Tuesday, May 22, 2012

Safeway is not so safe

I was walking into Safeway one night before a choir concert, set on buying flowers for my director. I am an early freak, so, even though I had plenty of time, was already rushing. I notice two younger looking people on a picnic table watching me, and think nothing of it.

"Um, excuse me miss? I think you dropped it back there," is the next thing I hear. I look around and see the two people, a guy and a gal, looking at me.

"Excuse me?"

"I think you dropped it back there."

"What?"

"Your smile," says the dude. I proceed to smile, and begin walking again.  When I hear, "Would you like to help me get points for something something something." I hesitate, and he says, "It only takes like 30 seconds."

This is the point where I make the assumption that I will only have to answer a few questions and sign my name or something. Like a fool, I stop and listen. All of the sudden he starts speaking really fast, talking about magazines and donating children's books. I stop him and say, "Can I go inside real quick and come back out? I swear I'll come back, okay?"

I run inside, buy the roses and come back out. One of the first things I say is, "Wait, so am I buying something?" He replies with, "Oh no. We don't say 'bye' until you leave," and continues to ramble on and on.

At this point, I literally sit down next to him, and tell him I'm confused. This did not help my situation whatsoever. He starts filling out this paperwork for me. "How do you spell your name? Beautiful? You live in Colorado Springs? Blah, blah, blah." All of a sudden, he informs me that my total comes out to be $76 or $72 or something like that."

I sit in shock and think of the next thing I should say. "Umm, do I have to pay right now?"

"Yeah, unfortunately, you do."

"Alright, well, I definitely don't have that much money on me right now."

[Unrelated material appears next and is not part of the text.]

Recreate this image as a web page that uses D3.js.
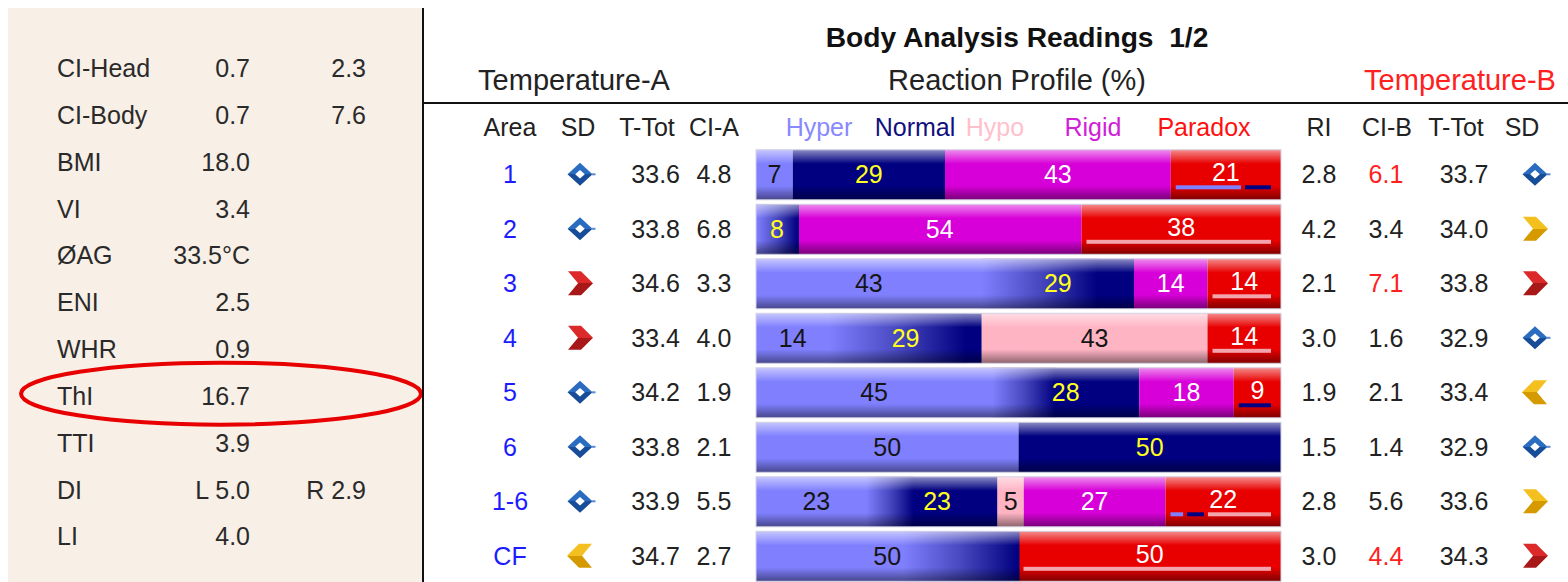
<!DOCTYPE html>
<html>
<head>
<meta charset="utf-8">
<script src="https://cdn.jsdelivr.net/npm/d3@7"></script>
<style>
html,body{margin:0;padding:0;background:#fff;}
svg{display:block;font-family:"Liberation Sans",Arial,sans-serif;}
</style>
</head>
<body>
<svg id="chart" width="1568" height="582"></svg>
<script>
// ---------- data ----------
const areas = ["1","2","3","4","5","6","1-6","CF"];
const sdA = ["diamond","diamond","redRight","redRight","diamond","diamond","diamond","yellowLeft"];
const tTotA = [33.6,33.8,34.6,33.4,34.2,33.8,33.9,34.7];
const ciA = [4.8,6.8,3.3,4.0,1.9,2.1,5.5,2.7];

const categories = ["Hyper","Normal","Hypo","Rigid","Paradox"];
const hyper   = [7,0,43,14,45,50,23,50];
const normal  = [29,8,29,29,28,50,23,0];
const hypo    = [0,0,0,43,0,0,5,0];
const rigid   = [43,54,14,0,18,0,27,0];
const paradox = [21,38,14,14,9,0,22,50];
// composition of the paradox share (underline markers)
const paradoxHyper  = [15,0,0,0,0,0,3,0];
const paradoxNormal = [6,0,0,0,9,0,4,0];
const paradoxOther  = [0,38,14,14,0,0,15,50];
// Hyper -> Normal transition zone (percent scale)
const blendStart = [null,0,43,14,45,null,21,28];
const blendEnd   = [null,8,65,40,57,null,30,50];

const ri   = [2.8,4.2,2.1,3.0,1.9,1.5,2.8,3.0];
const ciB  = [6.1,3.4,7.1,1.6,2.1,1.4,5.6,4.4];
const ciBFlag = [1,0,1,0,0,0,0,1];
const tTotB = [33.7,34.0,33.8,32.9,33.4,32.9,33.6,34.3];
const sdB = ["diamond","yellowRight","redRight","diamond","yellowLeft","diamond","yellowRight","redRight"];

const sideLabels = ["CI-Head","CI-Body","BMI","VI","ØAG","ENI","WHR","ThI","TTI","DI","LI"];
const sideValues = ["0.7","0.7","18.0","3.4","33.5°C","2.5","0.9","16.7","3.9","L 5.0","4.0"];
const sideExtra  = ["2.3","7.6","","","","","","","","R 2.9",""];
const highlighted = "ThI";

// ---------- styles ----------
const segColor = {Hyper:"#8080ff", Normal:"#000080", Hypo:"#ffb4c4", Rigid:"#d800d8", Paradox:"#e80000"};
const headColor = {Hyper:"#8888ff", Normal:"#101080", Hypo:"#ffc0cc", Rigid:"#d020d8", Paradox:"#ff1010"};
const labColor = {Hyper:"#151515", Normal:"#ffff20", Hypo:"#151515", Rigid:"#ffffff", Paradox:"#ffffff"};
const txt = "#222";
const FS = 25;
const HFS = 29;

const svg = d3.select("#chart");
const defs = svg.append("defs");

// ---------- left panel ----------
svg.append("rect").attr("x",8).attr("y",8).attr("width",415).attr("height",574).attr("fill","#f8efe6");
const ySide = d3.scalePoint().domain(sideLabels).range([68.3,536.7]);
const side = svg.append("g").attr("font-size",FS).attr("fill","#2a2a2a");
side.selectAll("text.lab").data(sideLabels).join("text").attr("class","lab")
  .attr("x",57).attr("y",d=>ySide(d)+FS*0.35).text(d=>d);
side.selectAll("text.val").data(sideLabels).join("text").attr("class","val")
  .attr("x",250).attr("text-anchor","end").attr("y",d=>ySide(d)+FS*0.35).text((d,i)=>sideValues[i]);
side.selectAll("text.ext").data(sideLabels).join("text").attr("class","ext")
  .attr("x",366).attr("text-anchor","end").attr("y",d=>ySide(d)+FS*0.35).text((d,i)=>sideExtra[i]);
svg.append("ellipse").attr("cx",221).attr("cy",ySide(highlighted)-2.5).attr("rx",200).attr("ry",31)
  .attr("fill","none").attr("stroke","#e80000").attr("stroke-width",4);

// separators
svg.append("line").attr("x1",423).attr("x2",423).attr("y1",8).attr("y2",582).attr("stroke","#111").attr("stroke-width",2);
svg.append("line").attr("x1",423).attr("x2",1568).attr("y1",103).attr("y2",103).attr("stroke","#111").attr("stroke-width",2);

// ---------- headers ----------
svg.append("text").attr("x",1017).attr("y",38+27*0.35).attr("text-anchor","middle")
  .attr("font-size",28.2).attr("font-weight","bold").attr("fill","#111")
  .style("white-space","pre").text("Body Analysis Readings  1/2");
svg.append("text").attr("x",574).attr("y",80+HFS*0.35).attr("text-anchor","middle").attr("font-size",HFS).attr("fill",txt).text("Temperature-A");
svg.append("text").attr("x",1017).attr("y",80+HFS*0.35).attr("text-anchor","middle").attr("font-size",HFS).attr("fill",txt).text("Reaction Profile (%)");
svg.append("text").attr("x",1460).attr("y",80+HFS*0.35).attr("text-anchor","middle").attr("font-size",HFS).attr("fill","#ff2020").text("Temperature-B");

const hy = 127 + FS*0.35;
const colHeads = [
  {t:"Area",x:510},{t:"SD",x:578},{t:"T-Tot",x:647},{t:"CI-A",x:714},
  {t:"RI",x:1319},{t:"CI-B",x:1387},{t:"T-Tot",x:1456},{t:"SD",x:1522}
];
svg.append("g").attr("font-size",FS).attr("fill",txt).selectAll("text").data(colHeads).join("text")
  .attr("x",d=>d.x).attr("y",hy).attr("text-anchor","middle").text(d=>d.t);
const catHeadX = {Hyper:819, Normal:915, Hypo:995, Rigid:1093, Paradox:1204};
svg.append("g").attr("font-size",FS).selectAll("text").data(categories).join("text")
  .attr("x",d=>catHeadX[d]).attr("y",hy).attr("text-anchor","middle").attr("fill",d=>headColor[d]).text(d=>d);

// ---------- rows ----------
const y = d3.scalePoint().domain(areas).range([174.3,555.8]);
const x = d3.scaleLinear().domain([0,100]).range([756,1281]);
const BH = 50;

// vertical 3D shading overlay
const sh = defs.append("linearGradient").attr("id","shade").attr("x1",0).attr("y1",0).attr("x2",0).attr("y2",1);
[[0,"#fff",0.55],[0.28,"#fff",0],[0.72,"#000",0],[1,"#000",0.45]].forEach(s=>
  sh.append("stop").attr("offset",s[0]).attr("stop-color",s[1]).attr("stop-opacity",s[2]));

const values = {Hyper:hyper, Normal:normal, Hypo:hypo, Rigid:rigid, Paradox:paradox};
const fmt = d3.format(".1f");

areas.forEach((a,i)=>{
  const cy = y(a);
  const top = cy - BH/2 + 0.5;
  const g = svg.append("g");
  // stacked segments
  let acc = 0;
  const segs = categories.map(c=>{ const s={c, v:values[c][i], x0:acc}; acc+=values[c][i]; return s; }).filter(s=>s.v>0);
  g.selectAll("rect.seg").data(segs).join("rect").attr("class","seg")
    .attr("x",s=>x(s.x0)).attr("width",s=>x(s.x0+s.v)-x(s.x0))
    .attr("y",top).attr("height",BH).attr("fill",s=>segColor[s.c]);
  // hyper -> normal transition
  if (blendStart[i] !== null) {
    const gid = "blend"+i;
    const lg = defs.append("linearGradient").attr("id",gid).attr("gradientUnits","userSpaceOnUse")
      .attr("x1",x(blendStart[i])).attr("x2",x(blendEnd[i])).attr("y1",0).attr("y2",0);
    lg.append("stop").attr("offset",0).attr("stop-color",segColor.Hyper);
    lg.append("stop").attr("offset",0.5).attr("stop-color","#4848c0");
    lg.append("stop").attr("offset",1).attr("stop-color",segColor.Normal);
    const bx0 = Math.max(x(0), x(blendStart[i])-1);
    const bx1 = x(blendEnd[i])+1;
    g.append("rect").attr("x",bx0).attr("width",bx1-bx0)
      .attr("y",top).attr("height",BH).attr("fill","url(#"+gid+")");
  }
  // shading + frame
  g.append("rect").attr("x",x(0)).attr("width",x(100)-x(0)).attr("y",top).attr("height",BH).attr("fill","url(#shade)");
  g.append("rect").attr("x",x(0)).attr("width",x(100)-x(0)).attr("y",top).attr("height",BH)
    .attr("fill","none").attr("stroke","#d4d4e4").attr("stroke-width",1);
  // paradox markers
  const pStart = 100 - paradox[i];
  const parts = [[paradoxHyper[i],segColor.Hyper],[paradoxNormal[i],segColor.Normal],[paradoxOther[i],"#f4a4ac"]].filter(p=>p[0]>0);
  if (parts.length) {
    const px0 = x(pStart)+5, px1 = x(100)-10, gap = 4;
    const avail = px1-px0-gap*(parts.length-1);
    const tot = d3.sum(parts,p=>p[0]);
    let cx = px0;
    parts.forEach(p=>{
      const w = avail*p[0]/tot;
      g.append("rect").attr("x",cx).attr("width",w).attr("y",cy+11).attr("height",4).attr("fill",p[1]);
      cx += w+gap;
    });
  }
  // labels
  g.selectAll("text.bl").data(segs).join("text").attr("class","bl")
    .attr("x",s=>x(s.x0+s.v/2)).attr("y",s=>cy+FS*0.35-(s.c==="Paradox"&&parts.length?2:0))
    .attr("text-anchor","middle").attr("font-size",FS).attr("fill",s=>labColor[s.c]).text(s=>s.v);

  // left columns
  const t = svg.append("g").attr("font-size",FS);
  t.append("text").attr("x",510).attr("y",cy+FS*0.35).attr("text-anchor","middle").attr("fill","#1c1cff").text(a);
  t.append("text").attr("x",680).attr("y",cy+FS*0.35).attr("text-anchor","end").attr("fill",txt).text(fmt(tTotA[i]));
  t.append("text").attr("x",714).attr("y",cy+FS*0.35).attr("text-anchor","middle").attr("fill",txt).text(fmt(ciA[i]));
  // right columns
  t.append("text").attr("x",1319).attr("y",cy+FS*0.35).attr("text-anchor","middle").attr("fill",txt).text(fmt(ri[i]));
  t.append("text").attr("x",1386).attr("y",cy+FS*0.35).attr("text-anchor","middle").attr("fill",ciBFlag[i]?"#ff2020":txt).text(fmt(ciB[i]));
  t.append("text").attr("x",1464).attr("y",cy+FS*0.35).attr("text-anchor","middle").attr("fill",txt).text(fmt(tTotB[i]));
  drawIcon(sdA[i],580,cy);
  drawIcon(sdB[i],1535,cy);
});

// ---------- icons ----------
function iconGrad(id,c1,c2){
  if (!defs.select("#"+id).empty()) return;
  const lg = defs.append("linearGradient").attr("id",id).attr("x1",0).attr("y1",0).attr("x2",0).attr("y2",1);
  lg.append("stop").attr("offset",0).attr("stop-color",c1);
  lg.append("stop").attr("offset",0.5).attr("stop-color",c1);
  lg.append("stop").attr("offset",0.5).attr("stop-color",c2);
  lg.append("stop").attr("offset",1).attr("stop-color",c2);
}
function drawIcon(kind,cx,cy){
  const g = svg.append("g").attr("transform",`translate(${cx},${cy})`);
  if (kind==="diamond"){
    iconGrad("gBlue","#2a6cc0","#164c98");
    g.append("path").attr("d","M0,-11.5 L12.5,0 L0,11.5 L-12.5,0 Z M0,-4.2 L-4.8,0 L0,4.2 L4.8,0 Z")
      .attr("fill","url(#gBlue)").attr("fill-rule","evenodd");
    g.append("rect").attr("x",11.5).attr("y",-1).attr("width",4).attr("height",2).attr("fill","#5a8ad0");
  } else {
    const red = kind.startsWith("red");
    const id = red ? "gRed" : "gYel";
    if (red) iconGrad(id,"#dc2a2a","#a81818"); else iconGrad(id,"#f4c020","#d49a00");
    const left = kind.endsWith("Left");
    g.append("path").attr("d","M-12,-12 L1,-12 L13,0 L1,12 L-12,12 L-2,0 Z")
      .attr("fill","url(#"+id+")").attr("transform",left?"scale(-1,1)":null);
  }
}
</script>
</body>
</html>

We continue to talk for a while, and soon the total comes down to $38 (which is still a lot for a teenager who barely has a job). Wanna know the sad part? I actually went inside and tried to get $40 out of the ATM. Wanna something even more sad? I didn't even know how to work the darn thing.

Alright, so you may think that I'm a loser, but I have only used my card for online purchases. I'm not a big spender, so I can usually just pay with cash. In this situation though, I was VERY thankful that I was too dumb to work an ATM.

I came back out and informed Jose that the ATM wasn't working. He got a little bit mad at me, but I didn't care. I was already going to be a lot later than I had planned. I said to him, "Are you going to be here at another time?" He replied with, "No this is the only day."

I proceeded to apologize and walk away. I spent almost the whole car ride to my concert laughing hysterically at how stupid I am.

The story, unfortunately for you, does not end there though.

This past weekend we had our senior trip. We stopped at Itopit... right next to Safeway. As our van pulls up, I scream out, "THAT'S JOSE!!! What a liar! He told me that he would only be there for one day."

Some people know what I'm talking about as I shared the first story with them already. Others, just go with the flow. "Hi Jose! What's up?" says one of my friends. Jose, now smoking a cigarette, is confused and barely responds.

After we're done in the frozen yogurt joint, Jose's friend runs up to one of our chaperone's (almost getting hit by a car) and tries the same thing on her. Some of my classmates walk up to the chaperon and pretend to be her husband/children... just for the heck of it.

I guess the moral of this story is, don't talk to strangers that are trying to get you to buy something. Don't fall for their stupid little compliments. And always ALWAYS avoid Safeway.